* _Problem description_: Quote verbatim the span of lines that begins the listing below and closes with the line containing "from matplotlib.lines import Line2D".

--

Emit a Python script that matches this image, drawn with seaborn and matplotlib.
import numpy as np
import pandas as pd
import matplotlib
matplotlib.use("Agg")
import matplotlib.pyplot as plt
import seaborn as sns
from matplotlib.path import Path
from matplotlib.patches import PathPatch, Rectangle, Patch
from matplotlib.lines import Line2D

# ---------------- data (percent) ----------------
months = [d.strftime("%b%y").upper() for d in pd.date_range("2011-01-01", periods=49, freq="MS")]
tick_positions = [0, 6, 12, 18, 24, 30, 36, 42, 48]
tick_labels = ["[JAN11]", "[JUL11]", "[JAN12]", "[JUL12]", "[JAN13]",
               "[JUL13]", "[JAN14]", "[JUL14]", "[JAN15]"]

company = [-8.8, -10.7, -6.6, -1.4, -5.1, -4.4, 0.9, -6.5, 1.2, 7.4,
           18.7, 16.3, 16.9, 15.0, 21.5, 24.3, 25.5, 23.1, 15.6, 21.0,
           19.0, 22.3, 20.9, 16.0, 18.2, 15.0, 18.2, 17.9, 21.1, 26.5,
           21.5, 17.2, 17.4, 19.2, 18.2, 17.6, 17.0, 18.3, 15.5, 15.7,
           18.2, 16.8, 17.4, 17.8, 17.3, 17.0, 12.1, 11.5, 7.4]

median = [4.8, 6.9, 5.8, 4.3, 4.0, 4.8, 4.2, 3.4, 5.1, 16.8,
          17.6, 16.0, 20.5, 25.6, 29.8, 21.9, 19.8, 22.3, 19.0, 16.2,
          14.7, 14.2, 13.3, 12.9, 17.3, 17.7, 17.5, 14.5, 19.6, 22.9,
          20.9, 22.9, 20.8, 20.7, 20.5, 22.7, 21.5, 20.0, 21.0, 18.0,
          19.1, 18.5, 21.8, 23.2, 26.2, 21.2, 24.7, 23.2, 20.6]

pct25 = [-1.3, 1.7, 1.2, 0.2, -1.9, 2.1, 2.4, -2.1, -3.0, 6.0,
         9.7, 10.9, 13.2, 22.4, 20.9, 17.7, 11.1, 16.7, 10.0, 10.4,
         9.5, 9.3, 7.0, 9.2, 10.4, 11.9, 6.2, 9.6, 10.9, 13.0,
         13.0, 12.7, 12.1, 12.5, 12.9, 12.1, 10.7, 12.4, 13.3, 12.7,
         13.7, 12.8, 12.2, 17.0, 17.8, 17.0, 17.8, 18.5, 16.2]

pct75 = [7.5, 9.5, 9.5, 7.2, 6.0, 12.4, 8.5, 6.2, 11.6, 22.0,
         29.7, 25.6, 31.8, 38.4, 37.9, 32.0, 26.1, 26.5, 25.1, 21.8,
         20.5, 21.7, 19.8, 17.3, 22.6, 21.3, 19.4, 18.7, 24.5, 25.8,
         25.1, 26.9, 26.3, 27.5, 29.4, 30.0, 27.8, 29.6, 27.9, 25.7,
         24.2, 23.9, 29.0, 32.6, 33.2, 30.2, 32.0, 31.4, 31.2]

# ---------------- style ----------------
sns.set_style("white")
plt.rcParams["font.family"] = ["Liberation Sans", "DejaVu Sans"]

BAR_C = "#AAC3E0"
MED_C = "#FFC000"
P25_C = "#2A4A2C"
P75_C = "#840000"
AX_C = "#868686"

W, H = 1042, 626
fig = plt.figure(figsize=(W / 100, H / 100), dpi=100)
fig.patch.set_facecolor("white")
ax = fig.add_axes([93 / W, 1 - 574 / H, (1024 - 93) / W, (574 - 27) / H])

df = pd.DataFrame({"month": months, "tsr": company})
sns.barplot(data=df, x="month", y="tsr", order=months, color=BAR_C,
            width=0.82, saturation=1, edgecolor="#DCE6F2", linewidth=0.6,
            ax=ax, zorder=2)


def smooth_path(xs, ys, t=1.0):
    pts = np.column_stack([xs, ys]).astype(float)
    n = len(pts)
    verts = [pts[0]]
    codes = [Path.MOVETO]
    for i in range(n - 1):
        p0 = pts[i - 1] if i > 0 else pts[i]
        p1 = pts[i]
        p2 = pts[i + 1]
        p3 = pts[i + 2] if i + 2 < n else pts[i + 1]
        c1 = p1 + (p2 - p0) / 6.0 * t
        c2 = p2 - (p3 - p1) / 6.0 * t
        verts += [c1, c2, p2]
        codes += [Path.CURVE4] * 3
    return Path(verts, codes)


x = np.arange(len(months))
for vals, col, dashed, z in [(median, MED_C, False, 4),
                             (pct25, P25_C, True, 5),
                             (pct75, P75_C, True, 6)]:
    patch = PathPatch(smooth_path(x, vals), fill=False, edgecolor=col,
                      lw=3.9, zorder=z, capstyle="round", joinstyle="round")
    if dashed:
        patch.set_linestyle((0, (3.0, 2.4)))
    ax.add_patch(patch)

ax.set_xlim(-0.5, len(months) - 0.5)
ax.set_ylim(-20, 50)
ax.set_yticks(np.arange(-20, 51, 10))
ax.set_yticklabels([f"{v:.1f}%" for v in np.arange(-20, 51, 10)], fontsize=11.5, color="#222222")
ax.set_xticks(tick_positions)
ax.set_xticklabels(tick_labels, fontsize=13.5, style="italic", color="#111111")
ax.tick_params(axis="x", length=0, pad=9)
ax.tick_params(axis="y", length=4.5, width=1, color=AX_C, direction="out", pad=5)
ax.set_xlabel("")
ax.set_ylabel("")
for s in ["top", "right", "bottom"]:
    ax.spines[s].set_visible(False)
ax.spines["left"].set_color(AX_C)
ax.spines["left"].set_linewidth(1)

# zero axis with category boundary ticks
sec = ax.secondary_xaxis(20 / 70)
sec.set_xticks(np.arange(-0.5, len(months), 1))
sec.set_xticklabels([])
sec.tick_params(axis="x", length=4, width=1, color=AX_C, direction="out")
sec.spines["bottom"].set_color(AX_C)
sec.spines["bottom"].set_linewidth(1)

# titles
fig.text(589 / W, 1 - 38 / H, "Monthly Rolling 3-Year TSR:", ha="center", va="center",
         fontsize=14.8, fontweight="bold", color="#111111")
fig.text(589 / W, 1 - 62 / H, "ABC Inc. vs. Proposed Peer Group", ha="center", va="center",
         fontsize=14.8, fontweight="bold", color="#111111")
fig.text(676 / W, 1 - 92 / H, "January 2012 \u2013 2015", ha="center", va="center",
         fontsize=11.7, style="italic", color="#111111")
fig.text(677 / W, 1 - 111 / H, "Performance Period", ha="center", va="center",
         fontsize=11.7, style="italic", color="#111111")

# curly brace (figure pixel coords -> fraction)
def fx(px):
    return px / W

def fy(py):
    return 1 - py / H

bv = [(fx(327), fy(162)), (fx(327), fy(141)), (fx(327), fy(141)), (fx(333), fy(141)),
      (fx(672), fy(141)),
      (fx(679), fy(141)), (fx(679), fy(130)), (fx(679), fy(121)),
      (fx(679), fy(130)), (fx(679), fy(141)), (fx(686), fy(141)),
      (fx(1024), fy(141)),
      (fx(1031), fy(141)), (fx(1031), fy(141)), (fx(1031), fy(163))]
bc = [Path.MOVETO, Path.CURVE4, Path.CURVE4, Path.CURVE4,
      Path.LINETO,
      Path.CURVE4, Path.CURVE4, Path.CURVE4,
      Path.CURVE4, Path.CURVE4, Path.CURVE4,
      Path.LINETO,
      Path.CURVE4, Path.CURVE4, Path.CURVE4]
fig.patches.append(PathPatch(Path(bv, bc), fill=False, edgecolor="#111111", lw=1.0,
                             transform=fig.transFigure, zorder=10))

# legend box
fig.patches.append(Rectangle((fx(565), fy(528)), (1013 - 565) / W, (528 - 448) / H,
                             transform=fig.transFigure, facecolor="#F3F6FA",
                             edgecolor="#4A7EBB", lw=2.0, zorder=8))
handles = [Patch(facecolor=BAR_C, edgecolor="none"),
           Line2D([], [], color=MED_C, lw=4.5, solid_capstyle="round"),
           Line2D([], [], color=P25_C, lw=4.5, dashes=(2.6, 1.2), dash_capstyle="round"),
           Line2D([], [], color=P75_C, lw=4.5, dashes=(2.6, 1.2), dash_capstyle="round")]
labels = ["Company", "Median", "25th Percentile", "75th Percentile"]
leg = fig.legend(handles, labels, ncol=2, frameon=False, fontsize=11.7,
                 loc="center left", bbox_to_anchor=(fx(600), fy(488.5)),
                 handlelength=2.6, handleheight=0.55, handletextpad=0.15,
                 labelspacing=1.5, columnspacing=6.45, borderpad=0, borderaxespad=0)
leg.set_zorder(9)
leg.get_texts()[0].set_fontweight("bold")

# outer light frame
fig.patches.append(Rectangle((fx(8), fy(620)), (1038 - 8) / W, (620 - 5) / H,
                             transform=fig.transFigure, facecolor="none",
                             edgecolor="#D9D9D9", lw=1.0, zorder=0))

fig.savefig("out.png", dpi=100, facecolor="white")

--

* _Reply to the task_:
Emit a Python script that matches this image, drawn with seaborn and matplotlib.
import numpy as np
import pandas as pd
import matplotlib
matplotlib.use("Agg")
import matplotlib.pyplot as plt
import seaborn as sns
from matplotlib.path import Path
from matplotlib.patches import PathPatch, Rectangle, Patch
from matplotlib.lines import Line2D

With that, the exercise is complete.